[WHAT THE TASK REQUIRES]:
Copy the data below exactly, omitting any picture it contains.

[RECORDS PROVIDED]:
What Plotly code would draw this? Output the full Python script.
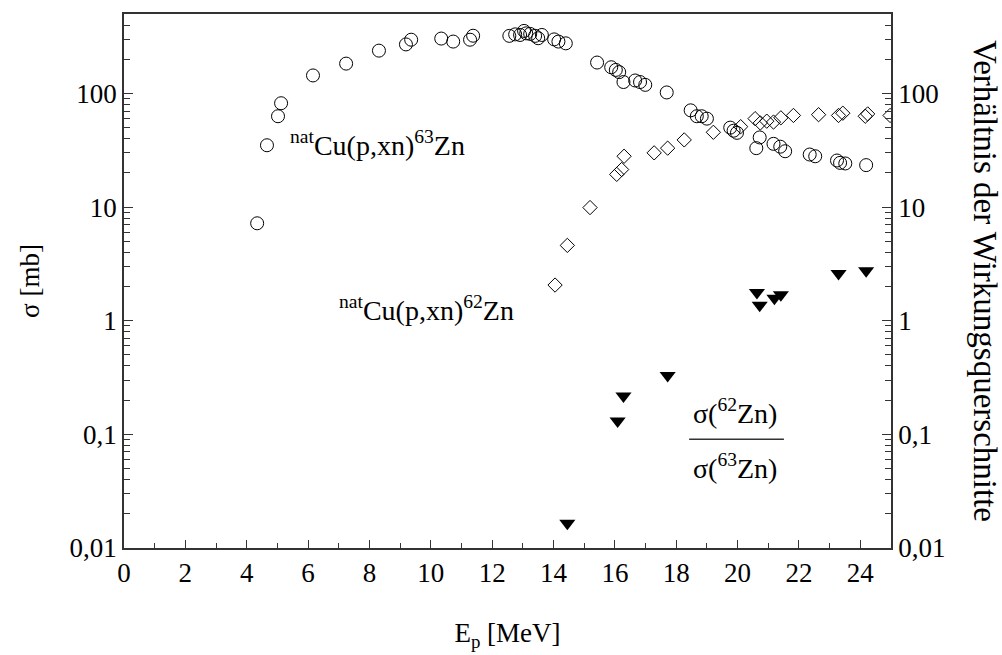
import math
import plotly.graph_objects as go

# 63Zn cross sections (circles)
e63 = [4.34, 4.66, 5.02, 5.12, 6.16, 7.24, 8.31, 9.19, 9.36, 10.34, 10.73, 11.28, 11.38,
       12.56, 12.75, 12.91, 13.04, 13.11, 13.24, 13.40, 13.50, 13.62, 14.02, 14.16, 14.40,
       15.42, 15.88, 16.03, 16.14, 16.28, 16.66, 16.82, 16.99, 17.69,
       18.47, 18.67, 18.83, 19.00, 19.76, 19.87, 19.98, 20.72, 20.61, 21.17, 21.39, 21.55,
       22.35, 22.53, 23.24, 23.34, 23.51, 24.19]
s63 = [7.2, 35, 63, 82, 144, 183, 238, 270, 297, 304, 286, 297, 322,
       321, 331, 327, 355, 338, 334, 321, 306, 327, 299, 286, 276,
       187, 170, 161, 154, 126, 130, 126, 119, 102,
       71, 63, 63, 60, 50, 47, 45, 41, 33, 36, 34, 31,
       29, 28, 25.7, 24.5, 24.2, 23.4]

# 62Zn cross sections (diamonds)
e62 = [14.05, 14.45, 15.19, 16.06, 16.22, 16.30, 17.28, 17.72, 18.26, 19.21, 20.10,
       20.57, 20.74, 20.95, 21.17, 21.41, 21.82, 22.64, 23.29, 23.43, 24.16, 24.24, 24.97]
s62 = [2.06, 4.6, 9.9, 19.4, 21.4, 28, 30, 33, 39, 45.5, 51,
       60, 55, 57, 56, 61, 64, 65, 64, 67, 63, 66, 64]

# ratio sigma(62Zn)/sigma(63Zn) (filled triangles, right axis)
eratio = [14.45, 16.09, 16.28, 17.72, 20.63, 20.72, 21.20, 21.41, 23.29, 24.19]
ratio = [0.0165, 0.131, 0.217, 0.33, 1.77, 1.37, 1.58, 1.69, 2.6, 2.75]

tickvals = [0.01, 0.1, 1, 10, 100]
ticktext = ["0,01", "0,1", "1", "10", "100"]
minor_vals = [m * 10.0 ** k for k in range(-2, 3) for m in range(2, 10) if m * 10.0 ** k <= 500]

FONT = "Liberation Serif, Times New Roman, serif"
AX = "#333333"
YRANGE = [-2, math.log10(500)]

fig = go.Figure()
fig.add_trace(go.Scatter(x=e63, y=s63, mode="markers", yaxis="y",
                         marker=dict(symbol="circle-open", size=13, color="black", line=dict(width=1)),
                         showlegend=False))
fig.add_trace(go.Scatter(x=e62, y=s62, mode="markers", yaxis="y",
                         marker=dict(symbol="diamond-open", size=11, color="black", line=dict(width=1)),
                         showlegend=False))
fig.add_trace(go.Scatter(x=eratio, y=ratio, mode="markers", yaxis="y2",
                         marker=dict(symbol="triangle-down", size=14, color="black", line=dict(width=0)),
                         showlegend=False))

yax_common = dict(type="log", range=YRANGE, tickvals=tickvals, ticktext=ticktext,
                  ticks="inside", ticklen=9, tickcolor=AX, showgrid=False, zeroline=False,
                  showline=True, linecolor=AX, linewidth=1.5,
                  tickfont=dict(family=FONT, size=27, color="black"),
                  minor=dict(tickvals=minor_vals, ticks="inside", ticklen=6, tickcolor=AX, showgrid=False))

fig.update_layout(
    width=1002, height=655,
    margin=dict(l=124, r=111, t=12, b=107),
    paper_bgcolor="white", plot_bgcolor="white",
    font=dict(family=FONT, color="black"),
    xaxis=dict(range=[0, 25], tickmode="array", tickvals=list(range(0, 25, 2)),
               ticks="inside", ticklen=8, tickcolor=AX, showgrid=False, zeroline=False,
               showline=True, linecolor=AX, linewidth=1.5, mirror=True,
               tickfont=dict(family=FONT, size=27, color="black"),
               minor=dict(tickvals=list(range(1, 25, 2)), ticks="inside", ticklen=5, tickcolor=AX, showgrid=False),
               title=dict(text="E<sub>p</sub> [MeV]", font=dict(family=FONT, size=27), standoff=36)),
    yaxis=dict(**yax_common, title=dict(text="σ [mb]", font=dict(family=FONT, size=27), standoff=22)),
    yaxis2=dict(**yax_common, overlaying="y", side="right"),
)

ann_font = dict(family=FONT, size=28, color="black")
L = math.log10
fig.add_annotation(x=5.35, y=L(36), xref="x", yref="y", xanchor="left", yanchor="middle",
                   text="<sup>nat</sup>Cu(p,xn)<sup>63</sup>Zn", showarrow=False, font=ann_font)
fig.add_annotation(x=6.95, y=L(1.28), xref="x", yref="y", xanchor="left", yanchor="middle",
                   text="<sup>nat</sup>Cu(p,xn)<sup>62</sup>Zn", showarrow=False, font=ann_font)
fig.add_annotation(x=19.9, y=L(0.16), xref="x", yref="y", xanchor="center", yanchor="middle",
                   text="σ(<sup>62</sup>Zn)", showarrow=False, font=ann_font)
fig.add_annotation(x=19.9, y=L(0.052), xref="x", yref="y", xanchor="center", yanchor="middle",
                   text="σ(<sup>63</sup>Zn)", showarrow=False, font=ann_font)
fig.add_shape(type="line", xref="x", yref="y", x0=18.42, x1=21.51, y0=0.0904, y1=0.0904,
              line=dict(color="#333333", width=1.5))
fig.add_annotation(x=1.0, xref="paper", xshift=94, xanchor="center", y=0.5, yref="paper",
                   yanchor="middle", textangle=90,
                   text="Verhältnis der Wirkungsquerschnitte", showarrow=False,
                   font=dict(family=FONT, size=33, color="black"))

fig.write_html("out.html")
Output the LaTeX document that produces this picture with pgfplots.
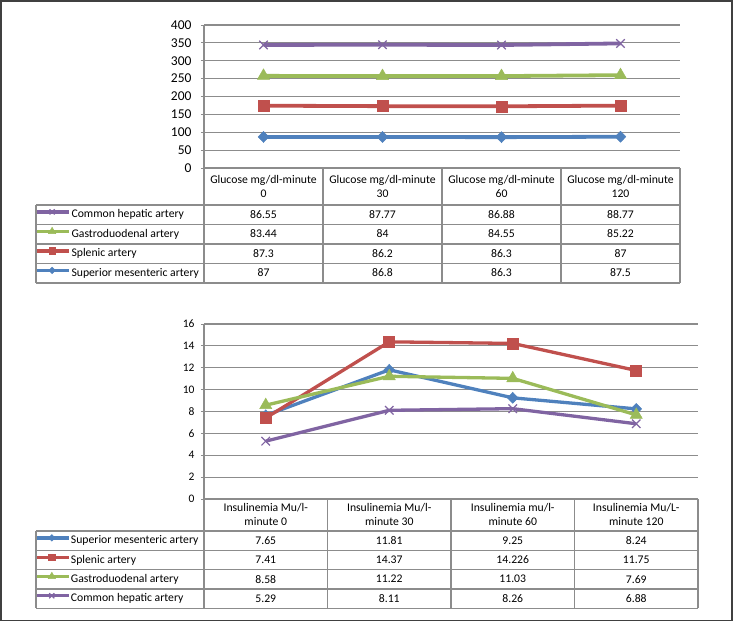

[RESULT FOR THIS TASK]:
What Plotly code would draw this? Output the full Python script.
import math
import plotly.graph_objects as go

# 63Zn cross sections (circles)
e63 = [4.34, 4.66, 5.02, 5.12, 6.16, 7.24, 8.31, 9.19, 9.36, 10.34, 10.73, 11.28, 11.38,
       12.56, 12.75, 12.91, 13.04, 13.11, 13.24, 13.40, 13.50, 13.62, 14.02, 14.16, 14.40,
       15.42, 15.88, 16.03, 16.14, 16.28, 16.66, 16.82, 16.99, 17.69,
       18.47, 18.67, 18.83, 19.00, 19.76, 19.87, 19.98, 20.72, 20.61, 21.17, 21.39, 21.55,
       22.35, 22.53, 23.24, 23.34, 23.51, 24.19]
s63 = [7.2, 35, 63, 82, 144, 183, 238, 270, 297, 304, 286, 297, 322,
       321, 331, 327, 355, 338, 334, 321, 306, 327, 299, 286, 276,
       187, 170, 161, 154, 126, 130, 126, 119, 102,
       71, 63, 63, 60, 50, 47, 45, 41, 33, 36, 34, 31,
       29, 28, 25.7, 24.5, 24.2, 23.4]

# 62Zn cross sections (diamonds)
e62 = [14.05, 14.45, 15.19, 16.06, 16.22, 16.30, 17.28, 17.72, 18.26, 19.21, 20.10,
       20.57, 20.74, 20.95, 21.17, 21.41, 21.82, 22.64, 23.29, 23.43, 24.16, 24.24, 24.97]
s62 = [2.06, 4.6, 9.9, 19.4, 21.4, 28, 30, 33, 39, 45.5, 51,
       60, 55, 57, 56, 61, 64, 65, 64, 67, 63, 66, 64]

# ratio sigma(62Zn)/sigma(63Zn) (filled triangles, right axis)
eratio = [14.45, 16.09, 16.28, 17.72, 20.63, 20.72, 21.20, 21.41, 23.29, 24.19]
ratio = [0.0165, 0.131, 0.217, 0.33, 1.77, 1.37, 1.58, 1.69, 2.6, 2.75]

tickvals = [0.01, 0.1, 1, 10, 100]
ticktext = ["0,01", "0,1", "1", "10", "100"]
minor_vals = [m * 10.0 ** k for k in range(-2, 3) for m in range(2, 10) if m * 10.0 ** k <= 500]

FONT = "Liberation Serif, Times New Roman, serif"
AX = "#333333"
YRANGE = [-2, math.log10(500)]

fig = go.Figure()
fig.add_trace(go.Scatter(x=e63, y=s63, mode="markers", yaxis="y",
                         marker=dict(symbol="circle-open", size=13, color="black", line=dict(width=1)),
                         showlegend=False))
fig.add_trace(go.Scatter(x=e62, y=s62, mode="markers", yaxis="y",
                         marker=dict(symbol="diamond-open", size=11, color="black", line=dict(width=1)),
                         showlegend=False))
fig.add_trace(go.Scatter(x=eratio, y=ratio, mode="markers", yaxis="y2",
                         marker=dict(symbol="triangle-down", size=14, color="black", line=dict(width=0)),
                         showlegend=False))

yax_common = dict(type="log", range=YRANGE, tickvals=tickvals, ticktext=ticktext,
                  ticks="inside", ticklen=9, tickcolor=AX, showgrid=False, zeroline=False,
                  showline=True, linecolor=AX, linewidth=1.5,
                  tickfont=dict(family=FONT, size=27, color="black"),
                  minor=dict(tickvals=minor_vals, ticks="inside", ticklen=6, tickcolor=AX, showgrid=False))

fig.update_layout(
    width=1002, height=655,
    margin=dict(l=124, r=111, t=12, b=107),
    paper_bgcolor="white", plot_bgcolor="white",
    font=dict(family=FONT, color="black"),
    xaxis=dict(range=[0, 25], tickmode="array", tickvals=list(range(0, 25, 2)),
               ticks="inside", ticklen=8, tickcolor=AX, showgrid=False, zeroline=False,
               showline=True, linecolor=AX, linewidth=1.5, mirror=True,
               tickfont=dict(family=FONT, size=27, color="black"),
               minor=dict(tickvals=list(range(1, 25, 2)), ticks="inside", ticklen=5, tickcolor=AX, showgrid=False),
               title=dict(text="E<sub>p</sub> [MeV]", font=dict(family=FONT, size=27), standoff=36)),
    yaxis=dict(**yax_common, title=dict(text="σ [mb]", font=dict(family=FONT, size=27), standoff=22)),
    yaxis2=dict(**yax_common, overlaying="y", side="right"),
)

ann_font = dict(family=FONT, size=28, color="black")
L = math.log10
fig.add_annotation(x=5.35, y=L(36), xref="x", yref="y", xanchor="left", yanchor="middle",
                   text="<sup>nat</sup>Cu(p,xn)<sup>63</sup>Zn", showarrow=False, font=ann_font)
fig.add_annotation(x=6.95, y=L(1.28), xref="x", yref="y", xanchor="left", yanchor="middle",
                   text="<sup>nat</sup>Cu(p,xn)<sup>62</sup>Zn", showarrow=False, font=ann_font)
fig.add_annotation(x=19.9, y=L(0.16), xref="x", yref="y", xanchor="center", yanchor="middle",
                   text="σ(<sup>62</sup>Zn)", showarrow=False, font=ann_font)
fig.add_annotation(x=19.9, y=L(0.052), xref="x", yref="y", xanchor="center", yanchor="middle",
                   text="σ(<sup>63</sup>Zn)", showarrow=False, font=ann_font)
fig.add_shape(type="line", xref="x", yref="y", x0=18.42, x1=21.51, y0=0.0904, y1=0.0904,
              line=dict(color="#333333", width=1.5))
fig.add_annotation(x=1.0, xref="paper", xshift=94, xanchor="center", y=0.5, yref="paper",
                   yanchor="middle", textangle=90,
                   text="Verhältnis der Wirkungsquerschnitte", showarrow=False,
                   font=dict(family=FONT, size=33, color="black"))

fig.write_html("out.html")
Output the LaTeX document that produces this picture with pgfplots.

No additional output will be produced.